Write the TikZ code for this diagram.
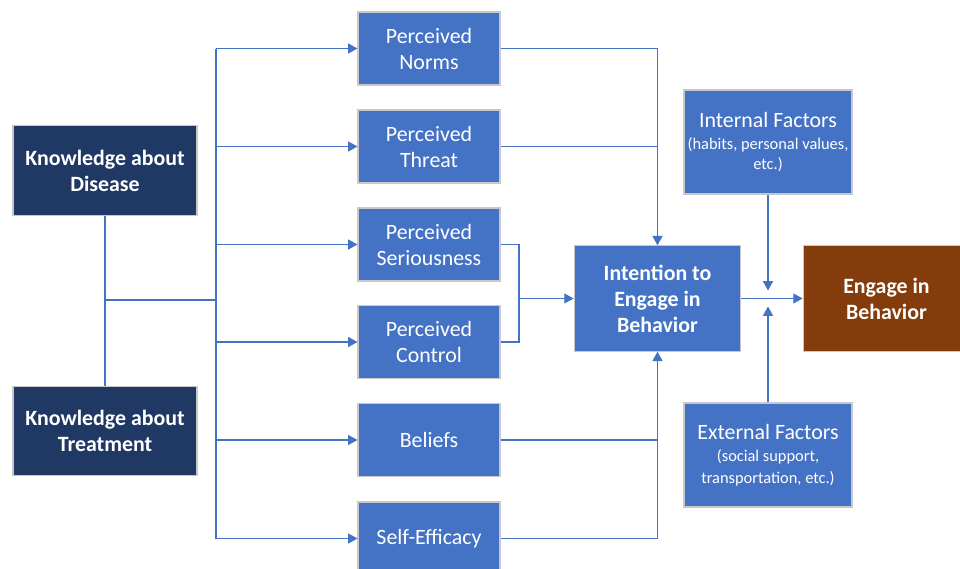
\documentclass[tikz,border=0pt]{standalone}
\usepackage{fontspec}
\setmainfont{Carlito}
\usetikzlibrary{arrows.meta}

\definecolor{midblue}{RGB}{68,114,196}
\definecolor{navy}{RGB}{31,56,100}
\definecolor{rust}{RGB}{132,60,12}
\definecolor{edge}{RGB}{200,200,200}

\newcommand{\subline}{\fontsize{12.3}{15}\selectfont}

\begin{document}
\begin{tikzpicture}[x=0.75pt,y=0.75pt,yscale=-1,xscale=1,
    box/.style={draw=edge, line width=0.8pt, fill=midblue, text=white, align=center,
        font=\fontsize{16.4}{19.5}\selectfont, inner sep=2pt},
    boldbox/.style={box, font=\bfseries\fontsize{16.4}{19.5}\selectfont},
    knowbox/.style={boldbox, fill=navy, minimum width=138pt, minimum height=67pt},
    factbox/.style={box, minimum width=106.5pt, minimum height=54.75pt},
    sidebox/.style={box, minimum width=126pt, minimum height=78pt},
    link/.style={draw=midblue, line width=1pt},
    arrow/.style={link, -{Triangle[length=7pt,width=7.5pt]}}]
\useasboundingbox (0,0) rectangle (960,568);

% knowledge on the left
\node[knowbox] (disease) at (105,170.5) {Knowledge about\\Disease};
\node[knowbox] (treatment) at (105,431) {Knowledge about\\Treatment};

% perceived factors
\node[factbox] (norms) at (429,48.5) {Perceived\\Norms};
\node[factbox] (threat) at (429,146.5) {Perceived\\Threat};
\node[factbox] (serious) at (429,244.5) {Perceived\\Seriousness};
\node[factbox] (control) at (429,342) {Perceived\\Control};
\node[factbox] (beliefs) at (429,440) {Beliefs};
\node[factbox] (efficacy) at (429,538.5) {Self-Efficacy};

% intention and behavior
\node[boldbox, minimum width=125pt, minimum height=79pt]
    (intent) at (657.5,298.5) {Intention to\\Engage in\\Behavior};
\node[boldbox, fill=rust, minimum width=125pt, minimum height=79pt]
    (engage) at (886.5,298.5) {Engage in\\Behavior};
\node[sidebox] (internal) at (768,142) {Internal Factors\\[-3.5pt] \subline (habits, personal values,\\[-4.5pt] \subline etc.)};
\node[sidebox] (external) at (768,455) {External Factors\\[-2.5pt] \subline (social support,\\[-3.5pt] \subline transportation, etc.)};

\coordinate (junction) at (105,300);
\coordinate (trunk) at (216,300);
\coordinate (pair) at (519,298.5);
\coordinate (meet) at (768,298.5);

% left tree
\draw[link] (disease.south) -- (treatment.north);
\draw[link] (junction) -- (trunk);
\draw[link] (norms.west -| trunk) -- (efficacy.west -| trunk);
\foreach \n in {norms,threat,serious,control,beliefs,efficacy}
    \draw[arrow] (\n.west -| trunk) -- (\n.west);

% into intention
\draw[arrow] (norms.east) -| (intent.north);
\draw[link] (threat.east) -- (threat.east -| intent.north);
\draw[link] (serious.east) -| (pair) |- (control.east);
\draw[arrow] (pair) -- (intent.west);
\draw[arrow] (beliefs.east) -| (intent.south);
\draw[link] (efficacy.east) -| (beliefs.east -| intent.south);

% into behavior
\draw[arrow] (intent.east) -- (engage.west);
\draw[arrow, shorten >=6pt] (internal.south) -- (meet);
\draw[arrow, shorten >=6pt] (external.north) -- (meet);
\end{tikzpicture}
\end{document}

-----

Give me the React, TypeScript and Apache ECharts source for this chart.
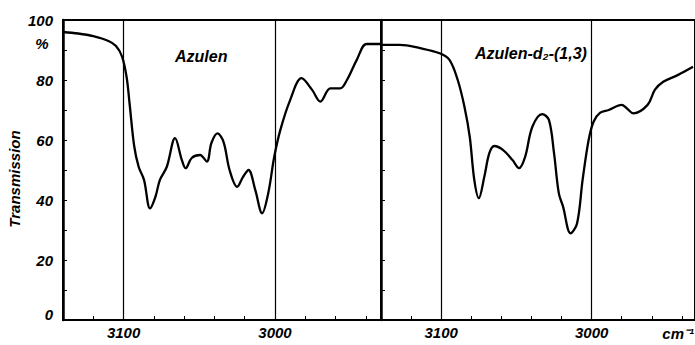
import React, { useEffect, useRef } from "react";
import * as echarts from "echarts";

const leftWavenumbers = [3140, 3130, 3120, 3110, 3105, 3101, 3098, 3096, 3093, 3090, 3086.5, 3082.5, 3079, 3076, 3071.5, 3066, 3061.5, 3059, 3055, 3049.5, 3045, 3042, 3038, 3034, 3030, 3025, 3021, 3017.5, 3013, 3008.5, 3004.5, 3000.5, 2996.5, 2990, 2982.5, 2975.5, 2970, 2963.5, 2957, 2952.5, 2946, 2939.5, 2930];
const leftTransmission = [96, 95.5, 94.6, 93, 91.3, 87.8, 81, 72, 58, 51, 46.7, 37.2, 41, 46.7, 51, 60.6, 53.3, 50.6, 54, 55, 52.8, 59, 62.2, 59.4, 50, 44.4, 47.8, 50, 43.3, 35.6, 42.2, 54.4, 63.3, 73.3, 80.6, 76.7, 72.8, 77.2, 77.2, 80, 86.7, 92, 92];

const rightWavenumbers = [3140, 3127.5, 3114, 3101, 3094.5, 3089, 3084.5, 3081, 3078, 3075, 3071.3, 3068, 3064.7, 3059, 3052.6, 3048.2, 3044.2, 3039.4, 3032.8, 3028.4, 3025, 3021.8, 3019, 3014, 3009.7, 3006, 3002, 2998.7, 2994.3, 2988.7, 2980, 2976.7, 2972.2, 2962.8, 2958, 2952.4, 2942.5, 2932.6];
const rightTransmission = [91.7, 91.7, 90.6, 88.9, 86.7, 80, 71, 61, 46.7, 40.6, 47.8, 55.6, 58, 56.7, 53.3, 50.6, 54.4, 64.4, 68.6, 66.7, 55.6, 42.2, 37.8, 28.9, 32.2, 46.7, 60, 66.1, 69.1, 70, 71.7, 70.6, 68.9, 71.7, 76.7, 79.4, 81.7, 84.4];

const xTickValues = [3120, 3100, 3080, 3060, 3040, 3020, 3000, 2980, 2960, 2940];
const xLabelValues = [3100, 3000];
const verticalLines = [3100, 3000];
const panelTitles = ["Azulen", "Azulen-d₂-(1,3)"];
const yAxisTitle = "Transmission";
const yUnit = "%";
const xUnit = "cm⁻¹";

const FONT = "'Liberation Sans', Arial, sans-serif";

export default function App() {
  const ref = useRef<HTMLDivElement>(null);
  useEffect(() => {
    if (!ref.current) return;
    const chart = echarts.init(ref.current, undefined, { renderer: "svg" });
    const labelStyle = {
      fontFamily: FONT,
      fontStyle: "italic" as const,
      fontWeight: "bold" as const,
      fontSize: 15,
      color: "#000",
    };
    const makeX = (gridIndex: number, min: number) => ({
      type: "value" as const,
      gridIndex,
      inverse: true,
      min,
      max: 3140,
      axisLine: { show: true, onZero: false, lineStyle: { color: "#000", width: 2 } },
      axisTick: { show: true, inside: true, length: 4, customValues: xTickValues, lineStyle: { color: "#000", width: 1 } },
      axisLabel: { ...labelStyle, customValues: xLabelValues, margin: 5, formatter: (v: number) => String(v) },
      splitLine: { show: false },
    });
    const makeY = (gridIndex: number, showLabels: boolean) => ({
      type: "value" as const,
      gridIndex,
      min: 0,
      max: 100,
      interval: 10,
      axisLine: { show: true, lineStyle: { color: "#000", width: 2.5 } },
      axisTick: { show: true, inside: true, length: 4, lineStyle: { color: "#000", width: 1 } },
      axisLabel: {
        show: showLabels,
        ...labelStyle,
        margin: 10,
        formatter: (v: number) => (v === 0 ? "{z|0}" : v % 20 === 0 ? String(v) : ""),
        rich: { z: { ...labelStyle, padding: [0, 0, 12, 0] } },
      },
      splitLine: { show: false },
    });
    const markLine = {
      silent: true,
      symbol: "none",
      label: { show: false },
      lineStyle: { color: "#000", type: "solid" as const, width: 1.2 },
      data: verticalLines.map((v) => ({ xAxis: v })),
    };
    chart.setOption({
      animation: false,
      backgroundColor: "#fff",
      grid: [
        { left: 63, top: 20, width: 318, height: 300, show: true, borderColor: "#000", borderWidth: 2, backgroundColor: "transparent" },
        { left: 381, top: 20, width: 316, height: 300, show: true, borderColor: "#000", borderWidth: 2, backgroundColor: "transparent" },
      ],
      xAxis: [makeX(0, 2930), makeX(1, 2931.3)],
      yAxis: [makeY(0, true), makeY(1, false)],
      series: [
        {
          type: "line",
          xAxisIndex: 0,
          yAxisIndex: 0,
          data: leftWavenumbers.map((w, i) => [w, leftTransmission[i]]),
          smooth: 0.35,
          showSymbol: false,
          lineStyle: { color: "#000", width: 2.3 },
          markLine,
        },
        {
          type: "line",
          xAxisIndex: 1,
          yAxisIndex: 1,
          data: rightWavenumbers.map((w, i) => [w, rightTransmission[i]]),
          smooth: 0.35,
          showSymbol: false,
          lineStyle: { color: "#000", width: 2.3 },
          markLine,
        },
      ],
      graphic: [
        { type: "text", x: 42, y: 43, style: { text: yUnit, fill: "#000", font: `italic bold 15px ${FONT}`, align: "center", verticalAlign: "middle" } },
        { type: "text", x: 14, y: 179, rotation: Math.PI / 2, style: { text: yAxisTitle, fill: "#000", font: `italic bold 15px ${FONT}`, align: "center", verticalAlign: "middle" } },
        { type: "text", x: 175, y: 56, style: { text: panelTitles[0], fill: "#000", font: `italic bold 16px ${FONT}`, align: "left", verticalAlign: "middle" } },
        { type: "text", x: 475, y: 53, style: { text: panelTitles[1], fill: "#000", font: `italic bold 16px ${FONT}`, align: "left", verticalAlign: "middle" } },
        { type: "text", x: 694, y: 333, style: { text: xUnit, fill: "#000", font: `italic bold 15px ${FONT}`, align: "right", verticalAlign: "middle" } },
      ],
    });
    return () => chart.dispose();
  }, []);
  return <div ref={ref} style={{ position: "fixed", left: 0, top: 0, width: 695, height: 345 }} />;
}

-----

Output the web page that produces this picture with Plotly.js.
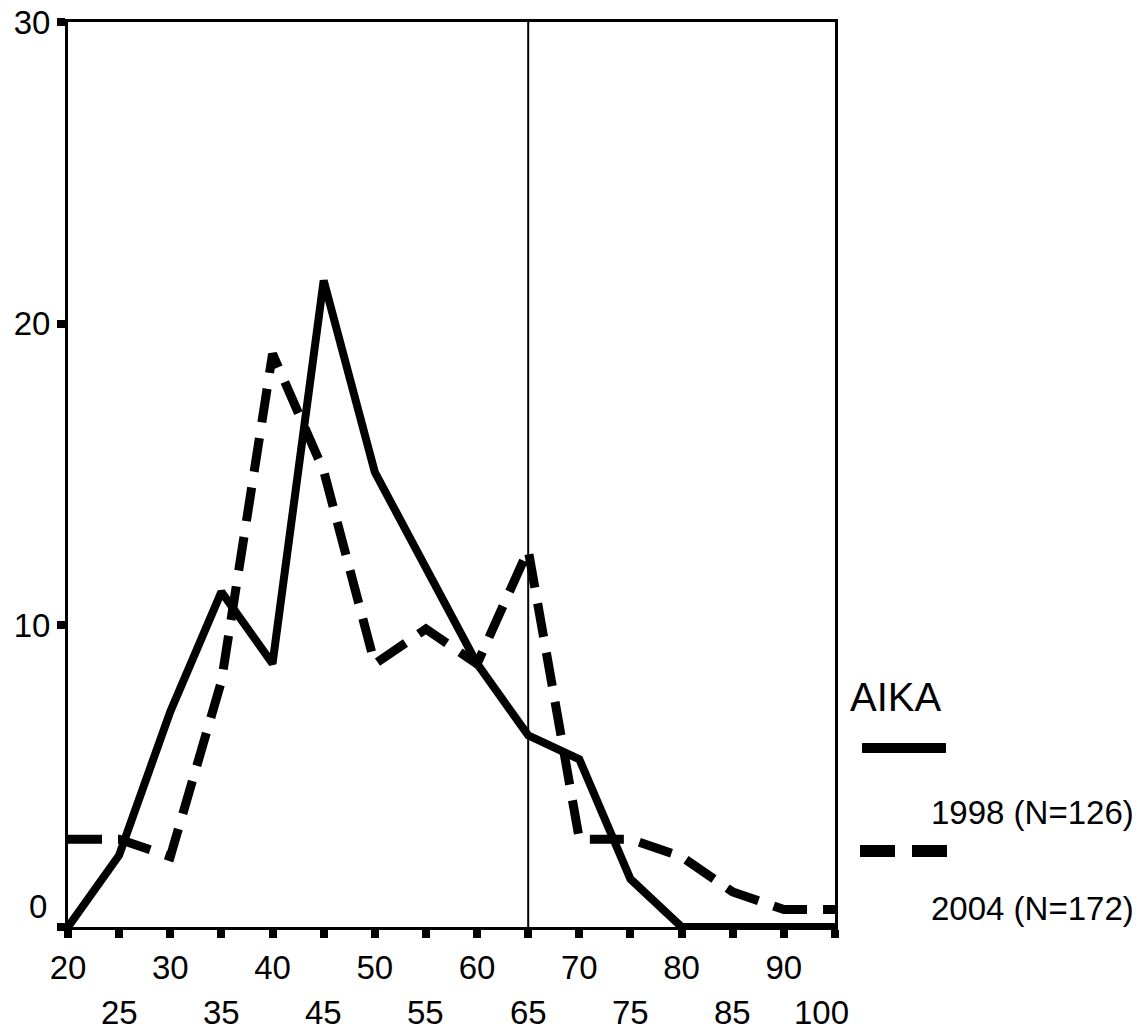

-----

= What to do =
From the records above, copy exactly the lines starting at the one with "Write the TikZ code for this diagram." and ending at the one with "(0,0) rectangle (960,568);", and no others. Pictures stay out.

= Correct result =
Write the TikZ code for this diagram.
\documentclass[tikz,border=0pt]{standalone}
\usepackage{fontspec}
\setmainfont{Carlito}
\usetikzlibrary{arrows.meta}

\definecolor{midblue}{RGB}{68,114,196}
\definecolor{navy}{RGB}{31,56,100}
\definecolor{rust}{RGB}{132,60,12}
\definecolor{edge}{RGB}{200,200,200}

\newcommand{\subline}{\fontsize{12.3}{15}\selectfont}

\begin{document}
\begin{tikzpicture}[x=0.75pt,y=0.75pt,yscale=-1,xscale=1,
    box/.style={draw=edge, line width=0.8pt, fill=midblue, text=white, align=center,
        font=\fontsize{16.4}{19.5}\selectfont, inner sep=2pt},
    boldbox/.style={box, font=\bfseries\fontsize{16.4}{19.5}\selectfont},
    knowbox/.style={boldbox, fill=navy, minimum width=138pt, minimum height=67pt},
    factbox/.style={box, minimum width=106.5pt, minimum height=54.75pt},
    sidebox/.style={box, minimum width=126pt, minimum height=78pt},
    link/.style={draw=midblue, line width=1pt},
    arrow/.style={link, -{Triangle[length=7pt,width=7.5pt]}}]
\useasboundingbox (0,0) rectangle (960,568);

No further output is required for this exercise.